It’s difficult to judge a screwball comedy such as Bringing Up Baby (1938) because it is screwball. The term comes from a baseball pitch popularized by Carl Hubble in 1934 where the ball travels in an unpredictable path. So you cannot insist on plot coherence. What is paleontologist Dr. David Huxley (Cary Grant) doing taking a leopard to New Jersey on the day he is supposed to marry his icy research assistant? You cannot demand realistic characterization. Why does Susan Vance (Katharine Hepburn), a beautiful, ditzy socialite, suddenly pick David off a golf course to be her future husband? You cannot even hold the movie to the genre standards of a “screwball comedy,” because the term has no agreed-upon definition. It is generally applied to certain films made from 1934 to the early 1940s. Mistaken identities often add to the chaos, but not in Bringing Up Baby. Because of the Great Depression, class is often an issue, but not in Bringing Up Baby. Rather this film features the classic screwball romance—a mismatch in temperament and wealth between man and woman, with the woman planning the marriage from the get-go. The film also features farce, placing the characters in ridiculous situations. For example, as the two leads exit the party, she steps on his tux tails and rips his suit, and he tells her to leave him alone. When she turns to go back into the party, he is standing on the hem of her dress and rips the back panel out of it. She, however, is in no mood to listen to a word he says and walks back into the party unaware that her undergarments are exposed. When she finally figures it out, he’s there to help her make a Chaplinesque exit.

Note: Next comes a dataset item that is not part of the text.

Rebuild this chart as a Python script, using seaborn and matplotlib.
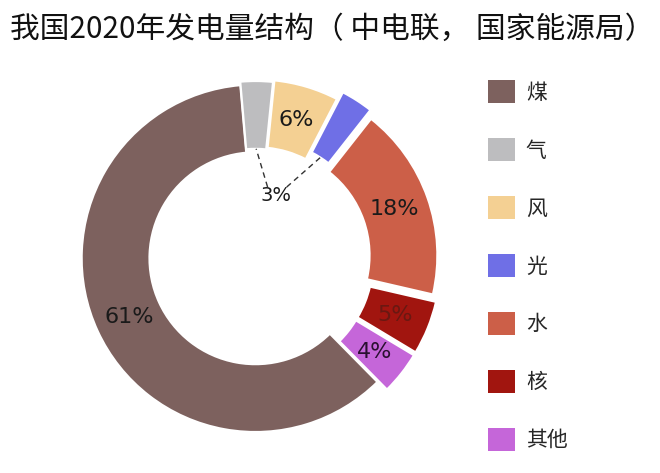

In 1938, New York Times film critic Frank Nugent slammed the movie because it had no original jokes. But, again, who says the jokes in a screwball comedy have to be fresh? The bottom line is the movie has to make you laugh or smile or, at least, be quietly amused, and a lot of that humour has to come from farcical situations. Bringing Up Baby worked for me! Why?
The plot of a scatterbrained woman getting an good-looking nerdy professor to marry her avoids a couple of obvious pitfalls. She could be too scheming to be likeable, but Susan is so chaotic that she doesn’t really have a master plan of how to get her man. Katharine Hepburn was wonderful. I never realized how good-looking she was—and the outfits she wore made her look more attractive. She had a girlish charm that made it difficult to dislike her. As for her victim, he could have become nasty about how she was screwing up his orderly life, but Dr. Huxley soldiers on, never getting vicious, always holding onto the hope that things will work out reasonably. Just as I never realized how attractive Hepburn was, I never knew what a solid actor Cary Grant was. I had assumed he was another handsome face. I didn’t know he’d run away from home to learn his vaudeville chops with a touring acrobatic company, or that at 18 he’d left the company in New York to pursue a gruelling life of stage plays and third-rate movies before he finally hitting his stride in films such as Bringing Up Baby.
The comedy is not just monodimensional farce. There’s slapstick—she drops an olive, he steps on it and falls on his top hat. There’s madcap chaos—three people talk at once and the dog, George, starts barking. There’s sly jokes—Dr. Huxley is introduced at dinner as a big game hunter, and he quietly spends the meal getting up to look for a dog. As another example, Dr. Huxley and Susan have to calm the ubiquitous pet leopard by signing, “I can’t give you anything but love, baby,” when the leopards’ name is, of course, Baby, and the two singers who don’t get along are falling love. There’s situational jokes—just when Dr. Huxley and Susan lose Baby, a traveling circus loses its dangerous leopard. And there’s the abstract conceptual joke—a dignified, systematic man of science is reduced to a humbled, confused man in love. I enjoyed the whole thing from start to finish.